1
votes

I've been using different lexer modes in antlr and I've been encountered problems with the 'more' command in the lexer, as it doesn't match everything inside this respective token. To make things more clear, here is what my code looks like roughly:

//DEFAULT_MODE
fragment A: ('A'); //same done for A-Z
KEYWORD_CLASS: C L A S S;
NUM: [0-9];
KEYWORD_SMTH: S M T H->mode(NUMBER_MODE);


mode NUMBER_MODE;

NUMBER: NUM+ ->mode(ANOTHER_MODE);
NO_NUMBER: ~[0-9]->more, mode(DEFAULT_MODE);

Now when I try to test the parser rule

rule: KEYWORD_SMTH NUMBER? CLASS;

then I'm expecting to match the following phrase:

SMTH CLASS

But for some reason the first letter of the C is not matched to the Token. I have to type something like

SMTH gCLASS

in order to match the keyword CLASS. If I understand correctly, the 'more' command will match everything that is not a number and bring it back to default mode, so it can be part of another token. Can someone please tell me where my mistake is?

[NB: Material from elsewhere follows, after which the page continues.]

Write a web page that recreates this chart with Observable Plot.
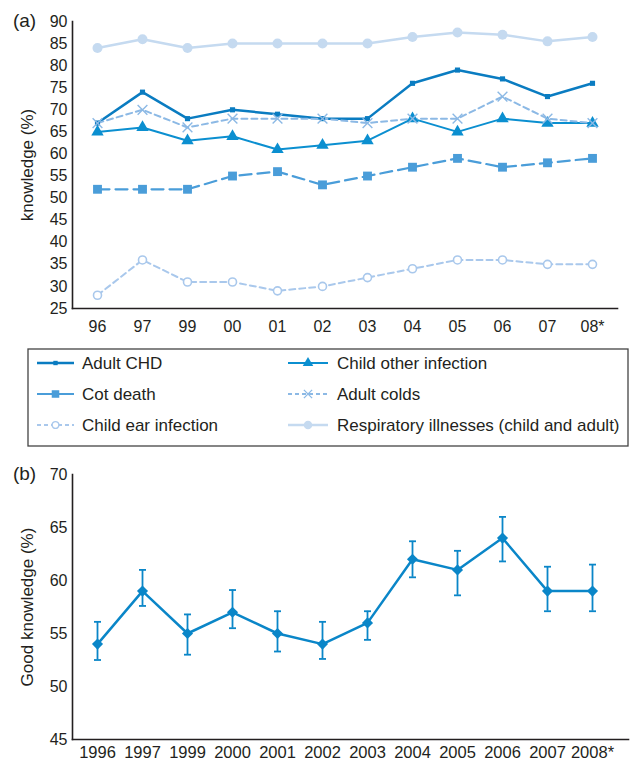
<!DOCTYPE html>
<html>
<head>
<meta charset="utf-8">
<script src="https://cdn.jsdelivr.net/npm/d3@7"></script>
<script src="https://cdn.jsdelivr.net/npm/@observablehq/plot@0.6"></script>
<style>
  html, body { margin: 0; padding: 0; background: #fff; }
  #wrap { position: relative; width: 630px; height: 763px; font-family: "Liberation Sans", Arial, Helvetica, sans-serif; color: #231f20; }
  #wrap > * { position: absolute; left: 0; }
</style>
</head>
<body>
<div id="wrap"></div>
<script>
// ---------- Data: panel (a) ----------
const yearsA = ["96", "97", "99", "00", "01", "02", "03", "04", "05", "06", "07", "08*"];
const seriesNames = ["Adult CHD", "Child other infection", "Cot death", "Adult colds", "Child ear infection", "Respiratory illnesses (child and adult)"];
const adultCHD          = [67, 74, 68, 70, 69, 68, 68, 76, 79, 77, 73, 76];
const childOther        = [65, 66, 63, 64, 61, 62, 63, 68, 65, 68, 67, 67];
const cotDeath          = [52, 52, 52, 55, 56, 53, 55, 57, 59, 57, 58, 59];
const adultColds        = [67, 70, 66, 68, 68, 68, 67, 68, 68, 73, 68, 67];
const childEar          = [28, 36, 31, 31, 29, 30, 32, 34, 36, 36, 35, 35];
const respiratory       = [84, 86, 84, 85, 85, 85, 85, 86.5, 87.5, 87, 85.5, 86.5];
const yTicksA = [25, 30, 35, 40, 45, 50, 55, 60, 65, 70, 75, 80, 85, 90];

// ---------- Data: panel (b) ----------
const yearsB = ["1996", "1997", "1999", "2000", "2001", "2002", "2003", "2004", "2005", "2006", "2007", "2008*"];
const goodKnowledge = [54, 59, 55, 57, 55, 54, 56, 62, 61, 64, 59, 59];
const ciLow         = [52.5, 57.6, 53, 55.5, 53.3, 52.6, 54.4, 60.3, 58.6, 61.8, 57.1, 57.1];
const ciHigh        = [56.1, 61, 56.8, 59.1, 57.1, 56.1, 57.1, 63.7, 62.8, 66, 61.3, 61.5];
const yTicksB = [45, 50, 55, 60, 65, 70];

// ---------- Styles ----------
const ink = "#231f20";
const font = "Liberation Sans, Arial, Helvetica, sans-serif";
const styleOf = {
  "Adult CHD": {color: "#0a7cc1", width: 2.5, dash: null, legendDash: null, symbol: "square", r: 2.9, filled: true},
  "Child other infection": {color: "#0b8fd0", width: 2, dash: null, legendDash: null, symbol: "triangle", r: 4.6, filled: true},
  "Cot death": {color: "#4a9dd9", width: 2.2, dash: "12,6", legendDash: null, symbol: "square", r: 5, filled: true},
  "Adult colds": {color: "#8cb9e5", width: 2, dash: "6,4", legendDash: "4,3", symbol: "times", r: 4.5, filled: false},
  "Child ear infection": {color: "#a9c8ec", width: 2, dash: "6,4", legendDash: "4,3", symbol: "circle", r: 4, filled: false},
  "Respiratory illnesses (child and adult)": {color: "#c5daf0", width: 2.5, dash: null, legendDash: null, symbol: "circle", r: 5, filled: true}
};
const valuesOf = {
  "Adult CHD": adultCHD,
  "Child other infection": childOther,
  "Cot death": cotDeath,
  "Adult colds": adultColds,
  "Child ear infection": childEar,
  "Respiratory illnesses (child and adult)": respiratory
};
const drawOrder = ["Child ear infection", "Cot death", "Child other infection", "Adult CHD", "Adult colds", "Respiratory illnesses (child and adult)"];

const wrap = document.getElementById("wrap");

// ---------- Panel (a) ----------
const marksA = [];
for (const name of drawOrder) {
  const s = styleOf[name];
  const rows = yearsA.map((yr, i) => ({year: yr, value: valuesOf[name][i]}));
  marksA.push(Plot.line(rows, {x: "year", y: "value", stroke: s.color, strokeWidth: s.width, strokeDasharray: s.dash || undefined}));
}
for (const name of drawOrder) {
  const s = styleOf[name];
  const rows = yearsA.map((yr, i) => ({year: yr, value: valuesOf[name][i]}));
  if (s.symbol === "times") {
    marksA.push(Plot.dot(rows, {x: "year", y: "value", symbol: "times", r: s.r, stroke: s.color, strokeWidth: 1.4, fill: "none"}));
  } else if (!s.filled) {
    marksA.push(Plot.dot(rows, {x: "year", y: "value", symbol: s.symbol, r: s.r, stroke: s.color, strokeWidth: 1.6, fill: "white"}));
  } else {
    marksA.push(Plot.dot(rows, {x: "year", y: "value", symbol: s.symbol, r: s.r, fill: s.color, stroke: "none"}));
  }
}

const plotA = Plot.plot({
  width: 630,
  height: 345,
  marginLeft: 72,
  marginRight: 13,
  marginTop: 21,
  marginBottom: 37,
  style: {fontFamily: font, color: ink, background: "transparent", overflow: "visible"},
  x: {type: "point", domain: yearsA, padding: 0.5},
  y: {domain: [25, 90]},
  marks: [
    Plot.axisY({ticks: yTicksA, tickSize: 0, tickPadding: 5, fontSize: 16, label: null, tickFormat: d => String(d)}),
    Plot.axisX({tickSize: 0, tickPadding: 12, fontSize: 16, label: null}),
    Plot.frame({anchor: "left", stroke: ink, strokeWidth: 1.6}),
    Plot.frame({anchor: "bottom", stroke: ink, strokeWidth: 1.6}),
    Plot.text(["knowledge (%)"], {frameAnchor: "left", dx: -45, rotate: -90, fontSize: 17, textAnchor: "middle", lineAnchor: "middle", fill: ink}),
    Plot.text(["(a)"], {frameAnchor: "top-left", dx: -48, dy: -1, fontSize: 19, textAnchor: "middle", lineAnchor: "middle", fill: ink}),
    ...marksA
  ]
});
plotA.style.top = "0px";
wrap.appendChild(plotA);

// ---------- Legend ----------
const legendW = 600, legendH = 97;
const legend = d3.create("svg")
  .attr("width", legendW + 2)
  .attr("height", legendH + 2)
  .style("left", "27px")
  .style("top", "348px")
  .style("font-family", font);
legend.append("rect")
  .attr("x", 1).attr("y", 1).attr("width", legendW).attr("height", legendH)
  .attr("fill", "white").attr("stroke", "#444").attr("stroke-width", 1.3);
const legendLayout = [
  ["Adult CHD", 0, 0], ["Child other infection", 1, 0],
  ["Cot death", 0, 1], ["Adult colds", 1, 1],
  ["Child ear infection", 0, 2], ["Respiratory illnesses (child and adult)", 1, 2]
];
const symbolTypes = {square: d3.symbolSquare, triangle: d3.symbolTriangle, times: d3.symbolTimes, circle: d3.symbolCircle};
const colX = [{x1: 10, x2: 47, tx: 55}, {x1: 261, x2: 301, tx: 310}];
const rowY = [15, 46, 77];
for (const [name, c, r] of legendLayout) {
  const s = styleOf[name];
  const g = legend.append("g").attr("transform", `translate(0,${rowY[r]})`);
  g.append("line")
    .attr("x1", colX[c].x1).attr("x2", colX[c].x2).attr("y1", 0).attr("y2", 0)
    .attr("stroke", s.color).attr("stroke-width", s.width)
    .attr("stroke-dasharray", s.legendDash);
  const rr = s.r * 0.85;
  const path = d3.symbol(symbolTypes[s.symbol], Math.PI * rr * rr)();
  const cx = (colX[c].x1 + colX[c].x2) / 2;
  const p = g.append("path").attr("d", path).attr("transform", `translate(${cx},0)`);
  if (s.symbol === "times") p.attr("fill", "none").attr("stroke", s.color).attr("stroke-width", 1.3);
  else if (!s.filled) p.attr("fill", "white").attr("stroke", s.color).attr("stroke-width", 1.4);
  else p.attr("fill", s.color);
  g.append("text")
    .attr("x", colX[c].tx).attr("y", 0).attr("dy", "0.35em")
    .attr("font-size", 17).attr("fill", ink)
    .text(name);
}
wrap.appendChild(legend.node());

// ---------- Panel (b) ----------
const colorB = "#0a86c8";
const capSymbol = {draw(context) { context.moveTo(-3.5, 0); context.lineTo(3.5, 0); }};
const rowsB = yearsB.map((yr, i) => ({year: yr, value: goodKnowledge[i], lo: ciLow[i], hi: ciHigh[i]}));
const plotB = Plot.plot({
  width: 630,
  height: 315,
  marginLeft: 72,
  marginRight: 2,
  marginTop: 26,
  marginBottom: 24,
  style: {fontFamily: font, color: ink, background: "transparent", overflow: "visible"},
  x: {type: "point", domain: yearsB, padding: 0.5, insetRight: 11},
  y: {domain: [45, 70]},
  marks: [
    Plot.axisY({ticks: yTicksB, tickSize: 0, tickPadding: 5, fontSize: 16, label: null}),
    Plot.axisX({tickSize: 0, tickPadding: 7, fontSize: 16.5, label: null}),
    Plot.frame({anchor: "left", stroke: ink, strokeWidth: 1.6}),
    Plot.frame({anchor: "bottom", stroke: ink, strokeWidth: 1.6}),
    Plot.text(["Good knowledge (%)"], {frameAnchor: "left", dx: -45, rotate: -90, fontSize: 17, textAnchor: "middle", lineAnchor: "middle", fill: ink}),
    Plot.text(["(b)"], {frameAnchor: "top-left", dx: -48, dy: -1, fontSize: 19, textAnchor: "middle", lineAnchor: "middle", fill: ink}),
    Plot.ruleX(rowsB, {x: "year", y1: "lo", y2: "hi", stroke: colorB, strokeWidth: 1.8}),
    Plot.dot(rowsB, {x: "year", y: "lo", symbol: capSymbol, stroke: colorB, fill: "none", strokeWidth: 1.8}),
    Plot.dot(rowsB, {x: "year", y: "hi", symbol: capSymbol, stroke: colorB, fill: "none", strokeWidth: 1.8}),
    Plot.line(rowsB, {x: "year", y: "value", stroke: colorB, strokeWidth: 2.5}),
    Plot.dot(rowsB, {x: "year", y: "value", symbol: "diamond2", r: 5, fill: colorB, stroke: "none"})
  ]
});
plotB.style.top = "448px";
wrap.appendChild(plotB);
</script>
</body>
</html>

Thanks.

1

1 Answers

2
votes

Assuming you omitted the rule that skips/hides spaces, this is what happens when tokenising SMTH CLASS:

  1. token KEYWORD_SMTH is created for the text text "SMTH"
  2. the mode changes from DEFAULT_MODE to NUMBER_MODE
  3. the beginning of a token is created for the text "C" (NO_NUMBER...)
  4. the mode changes from NUMBER_MODE to DEFAULT_MODE
  5. inside the DEFAULT_MODE, the "C" previously matched is glued to whatever "LASS" is tokenised as (note this will NOT match the KEYWORD_CLASS!)

So, assuming that "LASS" is tokenised as an IDENTIFIER token or similar, you will have ended up with 2 tokens:

  1. KEYWORD_SMTH (text "SMTH")
  2. IDENTIFIER (text "C" + "LASS")